The prediction takes place in the morning of every day and the next day's consumption needs to be forecasted.
For example on **17.09.2023 08:00** we need to forecast the consumption from **18.09.2023 00:00 - 19.09.2023 00:00**

The data available at the moment the prediction takes place are:
- the weather forecasts for the next day (you can assume the forecast is perfect for this excersise)
- the consumption of these customers up until the midnight of this day (eg. on **17.09.2023 08:00** the consumption up until **17.09.2023 00:00** is already known)

## Dataset

A dataset with the following columns:
- `datetime_utc_from`: Datetime in UTC (the beginning of the hour)
- `consumption_MWh`: The total electricity consumption of the energy supplier's customers (MWh)
- `temperature_celsius`: Average temperature in the Canton of Zurich (°C)
- `global_radiation_J`: Average solar radiation in the Canton of Zurich (J)

## Binder link

https://mybinder.org/v2/gh/VassilisSaplamidis/interview_tasks_quant/main

## Step 0: Load neccesary libraries

In [None]:
# Import necessary libraries
import pandas as pd
import numpy as np
from sklearn.model_selection import train_test_split, GridSearchCV
from sklearn.compose import ColumnTransformer
from sklearn.preprocessing import StandardScaler, OneHotEncoder
from sklearn.pipeline import Pipeline
from sklearn.linear_model import Ridge
import matplotlib.pyplot as plt


## Step 1: Feature engineering

### What would be good features to use for this prediction?
- Does temperature affect the electricity consumption patterns?
- Does the amount of sun affect the electricity consumption patterns?
- The customers are mainly industries and offices. Is there some expectation about their consumption pattern over different days/times of year?
- Can you think of other features that might correlate with the electricity consumption of any given day?

You should create these features now to use them in the model afterwards.

### 1. Load the dataset and set the index to datetime

The dataset is loaded here.
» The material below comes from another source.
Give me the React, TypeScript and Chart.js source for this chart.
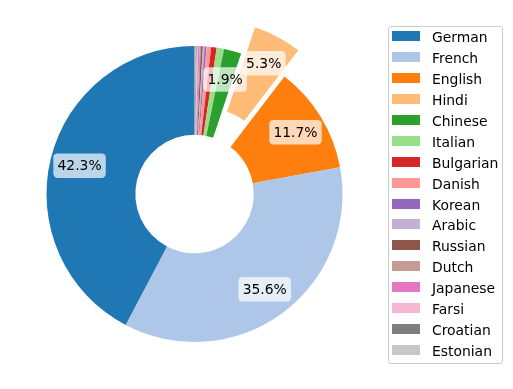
import React, { useEffect, useRef } from "react";
import { Chart, registerables } from "chart.js";

Chart.register(...registerables);

const categories = [
  "German", "French", "English", "Hindi", "Chinese", "Italian", "Bulgarian", "Danish",
  "Korean", "Arabic", "Russian", "Dutch", "Japanese", "Farsi", "Croatian", "Estonian",
];
const shares = [42.3, 35.6, 11.7, 5.3, 1.9, 0.8, 0.6, 0.5, 0.2, 0.2, 0.2, 0.15, 0.15, 0.15, 0.1, 0.15];
const colors = [
  "#1f77b4", "#aec7e8", "#ff7f0e", "#ffbb78", "#2ca02c", "#98df8a", "#d62728", "#ff9896",
  "#9467bd", "#c5b0d5", "#8c564b", "#c49c94", "#e377c2", "#f7b6d2", "#7f7f7f", "#c7c7c7",
];
const explode = [0, 0, 0, 0.2, 0, 0, 0, 0, 0, 0, 0, 0, 0, 0, 0, 0];
const labelThreshold = 1.5;

const FONT = "'DejaVu Sans', sans-serif";
const FS = 13.9;

// Chart.js draws clockwise; matplotlib draws counter-clockwise, so reverse.
const revValues = [...shares].reverse();
const revColors = [...colors].reverse();
const revLabels = [...categories].reverse();
const revExplode = [...explode].reverse();

const explodePlugin = {
  id: "explodeSlices",
  afterDatasetsUpdate(chart: any) {
    const meta = chart.getDatasetMeta(0);
    const ca = chart.chartArea;
    const cx = (ca.left + ca.right) / 2;
    const cy = (ca.top + ca.bottom) / 2;
    meta.data.forEach((el: any, i: number) => {
      const f = revExplode[i] || 0;
      const mid = (el.startAngle + el.endAngle) / 2;
      el.x = cx + Math.cos(mid) * f * el.outerRadius;
      el.y = cy + Math.sin(mid) * f * el.outerRadius;
    });
  },
};

const pctLabelPlugin = {
  id: "pctLabels",
  afterDatasetsDraw(chart: any) {
    const ctx = chart.ctx;
    const meta = chart.getDatasetMeta(0);
    const total = revValues.reduce((a, b) => a + b, 0);
    ctx.save();
    ctx.font = `${FS}px ${FONT}`;
    meta.data.forEach((el: any, i: number) => {
      const pct = (revValues[i] / total) * 100;
      if (pct < labelThreshold) return;
      const text = pct.toFixed(1) + "%";
      const mid = (el.startAngle + el.endAngle) / 2;
      const r = 0.8 * el.outerRadius;
      const px = el.x + Math.cos(mid) * r;
      const py = el.y + Math.sin(mid) * r;
      const w = ctx.measureText(text).width;
      const pad = 0.3 * FS;
      const th = 1.164 * FS;
      const bw = w + 2 * pad;
      const bh = th + 2 * pad;
      ctx.beginPath();
      ctx.roundRect(px - bw / 2, py - bh / 2, bw, bh, pad);
      ctx.fillStyle = "rgba(255,255,255,0.7)";
      ctx.fill();
      ctx.fillStyle = "#000";
      ctx.textAlign = "center";
      ctx.textBaseline = "alphabetic";
      ctx.fillText(text, px, py + 0.346 * FS);
    });
    ctx.restore();
  },
};

export default function App() {
  const ref = useRef<HTMLCanvasElement | null>(null);

  useEffect(() => {
    if (!ref.current) return;
    const chart = new Chart(ref.current, {
      type: "doughnut",
      data: {
        labels: revLabels,
        datasets: [
          {
            data: revValues,
            backgroundColor: revColors,
            borderWidth: 0,
            radius: 148,
            clip: false,
          } as any,
        ],
      },
      options: {
        responsive: false,
        maintainAspectRatio: false,
        animation: false,
        devicePixelRatio: 1,
        events: [],
        cutout: "40%",
        radius: 148,
        rotation: 0,
        layout: { padding: { left: 0, right: 124, top: 0, bottom: 1 } },
        plugins: {
          legend: { display: false },
          tooltip: { enabled: false },
        },
      } as any,
      plugins: [explodePlugin, pctLabelPlugin],
    });
    return () => chart.destroy();
  }, []);

  const rowPitch = 20.9;
  const firstRow = 37.3;

  return (
    <div
      style={{
        position: "fixed",
        left: 0,
        top: 0,
        width: 513,
        height: 389,
        background: "#fff",
        overflow: "hidden",
      }}
    >
      <canvas ref={ref} width={513} height={389} style={{ position: "absolute", left: 0, top: 0, width: 513, height: 389 }} />
      <div
        style={{
          position: "absolute",
          left: 388,
          top: 26,
          width: 115,
          height: 338,
          border: "1px solid #cccccc",
          borderRadius: 3,
          background: "rgba(255,255,255,0.8)",
          boxSizing: "border-box",
        }}
      />
      {categories.map((c, i) => {
        const yc = firstRow + rowPitch * i;
        return (
          <div
            key={c}
            style={{
              position: "absolute",
              left: 392,
              top: yc - 10,
              height: 20,
              display: "flex",
              alignItems: "center",
              fontFamily: FONT,
              fontSize: FS,
              color: "#000",
              whiteSpace: "nowrap",
            }}
          >
            <div style={{ width: 28, height: 10, background: colors[i], marginTop: -2 }} />
            <span style={{ marginLeft: 12, lineHeight: "20px" }}>{c}</span>
          </div>
        );
      })}
    </div>
  );
}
Pay attention that the index is UTC time.
We also created a second datetime column that is in the local time zone of the customers, in case you find it useful

In [None]:
# Load the dataset
data = pd.read_csv('data_raw_regression.csv', delimiter=',')
data.set_index('datetime_utc_from', inplace=True)
data.index = pd.to_datetime(data.index, utc=True)
data['datetime_local_from'] = data.index.tz_convert('Europe/Zurich')

### 2. Create features

## Step 2: Create the dataset for the model

1. Split the data into features (X) and target (y)<br>
The target column should be `y = data['consumption_MWh']`
2. One-hot encode categorical features (optional)<br>
Why may this be needed?
3. Any other preprocessing you want 

### 1. Separate features (X) and target (y)

In [None]:
# Split the data into features (X) and target (y)
feature_cols = ['feature1', 'feature2', 'feature3', 'feature4', 'feature5', 'feature6', ...]
X = data[feature_cols]
y = data['consumption_MWh']

### 2. One-hot encode categorical features

In [None]:
# One-hot encode categorical features
categorical_features = ['feature4', 'feature6']
encoder = OneHotEncoder(sparse_output=False)
encoded_cats = encoder.fit_transform(X[categorical_features])
encoded_df = pd.DataFrame(encoded_cats, index=X.index, columns=encoder.get_feature_names_out(categorical_features))
X_encoded = pd.concat([X.drop(columns=categorical_features), encoded_df], axis=1)

### 3. Other pre-proccessing

## Step 3: Model Building

Remember that the goal is to have a *good predictive model that is robust and can be used to predict unseen data*
You can play around with different models, methods, objectives and parameters

- What type of model did you chose? Why? 
- Does the model have any tunable parameters? How did you set their value?

If you need to scale columns, the `StandardScaler` might be helpful.
If you need to train models with different parameters/objectives etc, the `GridSearchCV` function might be useful.

### Train the model

## Step 4: Evaluation

- Can you estimate how good your model performed? 
- Do you think it can be used to predict unseen data? Why? Why not?a
- What improvements would you do?